This methodology covers local-only prompt-injection testing via Ollama.
- Provider: Ollama
- Typical models:
qwen2.5:1.5b,qwen2.5:3b,llama3:8b - Default temperature:
0.7 - Judge temperature (when using
llm_judge):0.1 - Seed:
42 - Single-shot execution per attack in standard runs
The suite combines community-derived and original attacks across categories such as structure, multiturn, emotional, jailbreak, classic, obfuscation, and encoding.
Two detector modes are used:
substring(fast, higher false-positive risk)llm_judge(slower, contextual judgment, judge availability dependent)
When comparing vulnerability rates:
- Run an identical attack set with
--detector substring. - Run the same set with
--detector llm_judge. - Compare category-level outcomes, not totals only.
- Record
fallback_used,detector_used, and per-attackerrorfields. - Fail-closed by default for judge unavailability (no silent fallback unless explicitly enabled).
- Flag non-aligned run sizes (e.g., 34 vs 14 vs 12 attacks) as a comparison caveat.

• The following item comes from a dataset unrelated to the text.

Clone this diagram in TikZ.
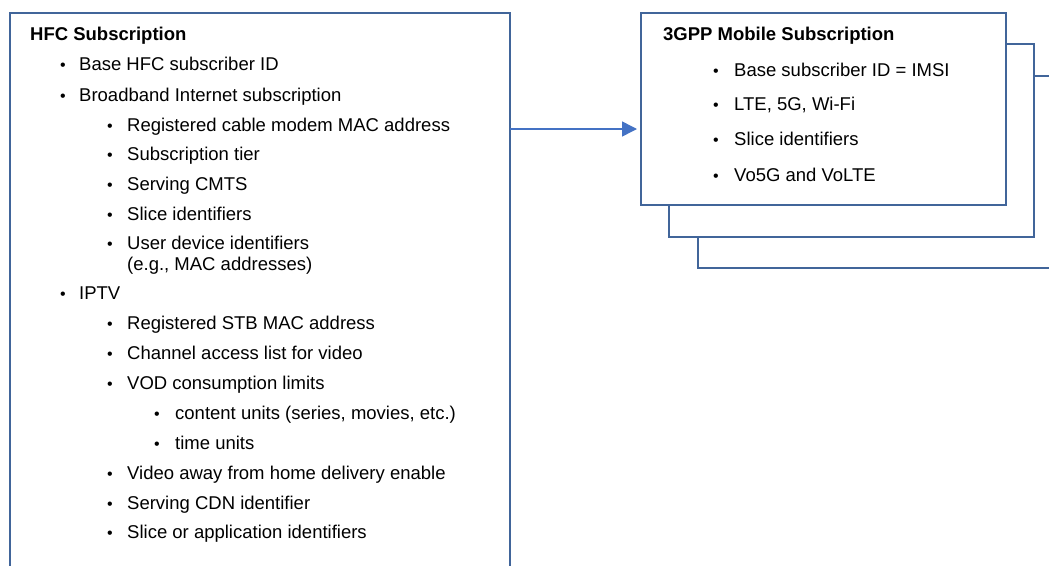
\documentclass[tikz,border=0pt]{standalone}
\usepackage{fontspec}
\setmainfont{Liberation Sans}
\usetikzlibrary{arrows.meta, positioning}

\definecolor{boxblue}{HTML}{41659A}
\definecolor{arrowblue}{HTML}{4472C4}

\begin{document}
\begin{tikzpicture}[x=1pt, y=-1pt, >={Triangle[length=15pt, width=15pt]}]
	\tikzstyle{frame} = [draw=boxblue, line width=2.2pt, fill=white]
	\tikzstyle{item} = [anchor=base west, inner sep=0pt, font=\fontsize{18.5}{22}\selectfont]
	\tikzstyle{head} = [item, font=\fontsize{18.5}{22}\selectfont\bfseries]
	\tikzstyle{bul} = [item, font=\fontsize{16}{22}\selectfont]

	\useasboundingbox (0,0) rectangle (1049,565);
	\clip (0,0) rectangle (1049,565);

	% stacked mobile subscriptions
	\draw[frame] (698,76) rectangle (1070,268);
	\draw[frame] (669,44) rectangle (1034,237);
	\draw[frame] (641,13) rectangle (1006,205);
	\coordinate (mob-in) at (641,129);

	% HFC subscription box
	\draw[frame] (10,13) rectangle (510,590);
	\coordinate (hfc-out) at (510,129);

	\node[head] (hfc-title) at (30,40.5) {HFC Subscription};
	\foreach \lvl/\y/\txt [count=\i] in {
		1/64/{Base HFC subscriber ID},
		1/95/{Broadband Internet subscription},
		2/125/{Registered cable modem MAC address},
		2/154/{Subscription tier},
		2/184/{Serving CMTS},
		2/214/{Slice identifiers},
		2/243/{User device identifiers},
		1/293/{IPTV},
		2/323/{Registered STB MAC address},
		2/353/{Channel access list for video},
		2/383/{VOD consumption limits},
		3/413/{content units (series, movies, etc.)},
		3/443/{time units},
		2/473/{Video away from home delivery enable},
		2/503/{Serving CDN identifier},
		2/532/{Slice or application identifiers}}
	{
		\node[bul] (hfc-b\i) at (13+47*\lvl, \y+6.5) {\textbullet};
		\node[item] (hfc-\i) at (31+48*\lvl, \y+6.5) {\txt};
	}
	\node[item] (hfc-note) at (127,270.5) {(e.g., MAC addresses)};

	\node[head] (mob-title) at (663,40.5) {3GPP Mobile Subscription};
	\foreach \y/\txt [count=\i] in {
		70/{Base subscriber ID = IMSI},
		104/{LTE, 5G, Wi-Fi},
		139/{Slice identifiers},
		175/{Vo5G and VoLTE}}
	{
		\node[bul] (mob-b\i) at (713, \y+6.5) {\textbullet};
		\node[item] (mob-\i) at (734, \y+6.5) {\txt};
	}

	\draw[->, arrowblue, line width=1.5pt] (hfc-out) -- ([xshift=-4pt]mob-in);
\end{tikzpicture}
\end{document}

For the February 15, 2026 update, six result files were integrated:
- qwen2.5:1.5b (
substring,llm_judge) - qwen2.5:3b (
substring,llm_judge-focused) - llama3:8b (
substring,llm_judge)
The update uses only recorded JSON outputs in results/ and does not retroactively alter underlying run artifacts.
Results include:
schema_version:"1.0.0"runtime_config.seed:42runtime_config.temperature:0.7runtime_config.judge_temperature:0.1runtime_config.provider_timeout_sec
These fields should be preserved when sharing, diffing, or aggregating runs.
- Limited replication and sample size
- Detector uncertainty without full human review
- Judge availability/runtime dependency
- Sensitivity to model version, quantization, and runtime settings
Treat outcomes as practical red-team signals, not final security truth. Validate findings in your own deployment setup.